Toprağı su ile karıştırıp çamur haline dönüştürdükten sonra makinesinden geçirdiğini, el işçiliği ile son şekli verdiğini anlatan Arıkan, fırında 800 derecede pişirerek sağlamlaştırdıklarını ve suya dayanıklı hale getirdiklerini aktardı.
"Genellikle Ermeni ustalar yapıyordu"Yeni neslin mesleğe ilgi göstermemesi nedeniyle birçok el sanatı gibi çömlekçiliğin de unutulmaya yüz tuttuğuna dikkati çeken Arıkan, mesleğe başlama hikayesini şöyle anlattı:
“Türkiye'nin birçok bölgesinde olduğu gibi Hüyük'te de çömlekçiliği genellikle Ermeni ustalar yapıyordu ve Türklere öğretmek istemiyorlardı. Benim ustam, gizli bir delikten aylarca Ermeni bir ustayı izleyerek bu işi öğrenmiş. Bu sanata başladığımda haftalık ya da aylık maaş almıyordum. Günlük bir çamur hakkım vardı. Ondan bir ürün çıkarırsam harçlık var, çıkaramazsam o da yoktu.”

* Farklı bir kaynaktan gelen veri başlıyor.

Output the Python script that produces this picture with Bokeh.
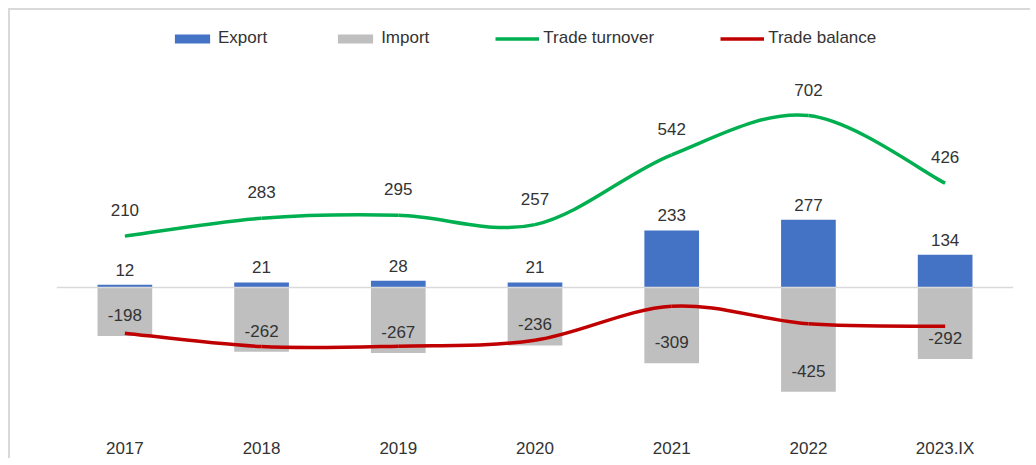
from bokeh.plotting import figure
from bokeh.models import Range1d, FixedTicker, Span, Legend
from bokeh.core.properties import value
from bokeh.embed import file_html
from bokeh.resources import INLINE

categories = ["2017", "2018", "2019", "2020", "2021", "2022", "2023.IX"]
export = [12, 21, 28, 21, 233, 277, 134]
imports = [-198, -262, -267, -236, -309, -425, -292]
turnover = [210, 283, 295, 257, 542, 702, 426]
balance = [-186, -241, -239, -215, -76, -148, -158]

FONT = value("Liberation Sans")
TXT = "#333333"
FS = "17px"

xs = list(range(len(categories)))

p = figure(width=1022, height=450, output_backend="svg", toolbar_location=None,
           x_range=Range1d(-0.5, len(categories) - 0.5), y_range=Range1d(-616, 1090),
           min_border_left=46, min_border_right=19, min_border_top=10, min_border_bottom=0)
p.styles = {"margin-left": "8px", "margin-top": "8px",
            "border-left": "2px solid #d9d9d9", "border-top": "2px solid #d9d9d9"}
p.outline_line_color = None
p.grid.visible = False
p.yaxis.visible = False
p.background_fill_color = "white"
p.border_fill_color = "white"

ax = p.xaxis[0]
ax.ticker = FixedTicker(ticks=xs)
ax.major_label_overrides = {i: c for i, c in zip(xs, categories)}
ax.axis_line_color = None
ax.major_tick_line_color = None
ax.minor_tick_line_color = None
ax.major_tick_out = 0
ax.major_tick_in = 0
ax.major_label_standoff = 0
ax.major_label_text_font = "Liberation Sans"
ax.major_label_text_font_size = FS
ax.major_label_text_color = TXT

p.add_layout(Span(location=0, dimension="width", line_color="#d9d9d9", line_width=1.5))

r_exp = p.vbar(x=xs, top=export, bottom=0, width=0.4, fill_color="#4472C4", line_color=None)
r_imp = p.vbar(x=xs, top=0, bottom=imports, width=0.4, fill_color="#BFBFBF", line_color=None)


def bezier_parts(xv, yv):
    n = len(xv)
    out = dict(x0=[], y0=[], x1=[], y1=[], cx0=[], cy0=[], cx1=[], cy1=[])
    for i in range(n - 1):
        a = max(i - 1, 0)
        d = min(i + 2, n - 1)
        out["x0"].append(xv[i]); out["y0"].append(yv[i])
        out["x1"].append(xv[i + 1]); out["y1"].append(yv[i + 1])
        out["cx0"].append(xv[i] + (xv[i + 1] - xv[a]) / 6)
        out["cy0"].append(yv[i] + (yv[i + 1] - yv[a]) / 6)
        out["cx1"].append(xv[i + 1] - (xv[d] - xv[i]) / 6)
        out["cy1"].append(yv[i + 1] - (yv[d] - yv[i]) / 6)
    return out


r_turn = p.bezier(**bezier_parts(xs, turnover), line_color="#00B050", line_width=3.5)
r_bal = p.bezier(**bezier_parts(xs, balance), line_color="#C00000", line_width=3.5)

common = dict(text_font=FONT, text_font_size=FS, text_color=TXT,
              text_align="center", text_baseline="middle")
p.text(x=xs, y=export, text=[str(v) for v in export], y_offset=-15, **common)
p.text(x=xs, y=imports, text=[str(v) for v in imports], y_offset=-21, **common)
p.text(x=xs, y=turnover, text=[str(v) for v in turnover], y_offset=-26, **common)

legend = Legend(items=[("Export", [r_exp]), ("Import", [r_imp]),
                       ("Trade turnover", [r_turn]), ("Trade balance", [r_bal])],
                orientation="horizontal", location=(114, 390))
legend.glyph_width = 44
legend.glyph_height = 11
legend.label_standoff = 4
legend.spacing = 66
legend.padding = 0
legend.margin = 0
legend.border_line_color = None
legend.background_fill_alpha = 0
legend.label_text_font = "Liberation Sans"
legend.label_text_font_size = FS
legend.label_text_color = TXT
legend.label_height = 18
p.add_layout(legend)

open("out.html", "w").write(file_html(p, INLINE))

Arıkan, çömlekçiliğin uzun yıllar en popüler mesleklerden biri olduğuna işaret ederek, sözlerini şöyle sürdürdü:
"Toprak tencerede pişen yemek, tarlaya veya başka bir eve toprak kaplarda taşınırdı. Yoğurt toprak tencerede yapılırdı. Turşu, toprak küplere kurulurdu. Tarhana, un, bal, yağ, bulgur ve buğday toprak küplerde saklanırdı. İstanbul'da ve birçok şehirde şebeke suyu toprak borularda dağıtılırdı. Eskinin olmazsa olmaz mesleğiydi çömlekçilik ama şimdi yok olmak üzere."
“Toprak küpler zamanın buzdolabıydı”Topraktan üretilen çanak, testi, çömlek, güveç kabı, vazo, saksı, küp çeşitlerinin bir zamanlar her evde olması gereken ürünler olduğunu belirten Arıkan, henüz beyaz eşyanın olmadığı dönemlerde evlenecek kızların çeyizlerinin çoğunluğunun toprak ürünlerden oluştuğunu ifade etti.
Arıkan, toprak tencerede yapılan bir yemeğin lezzetini, başka hiçbir ürünün vermediğini belirterek, “Toprak küpler zamanın buzdolabıydı. Toprak su testisi suyun özelliğini korur, suya doğal soğukluk verir. Bunun yerini ne pet şişe tutar ne de buzdolabı. Eski nesil, toprak ürünlerin kıymetini çok iyi bilir. Yeni nesil telefondan başka bir şey bilmiyor." diye konuştu.
"İnsan doğasına en uygun malzeme topraktır"Yaptığı binlerce toprak ürünün yıllardır atölyenin bahçesinde satılmayı beklediğini, son yıllarda talep bu yönde olduğu için ağırlıklı olarak baca kapağı ürettiklerini aktaran Arıkan, şunları kaydetti:
“Anne babalara tavsiyem, eğer bir meslek veya sanat biliyorlarsa bunu çocuklarına mutlaka öğretsinler. Bu el sanatları hepimizin ortak değeri. Gün gelecek ve toprak ürünlerin kıymeti yeniden ortaya çıkacak. İnsan doğasına ve sağlığına en uygun malzeme topraktır. Çünkü insan da topraktan yaratılmıştır."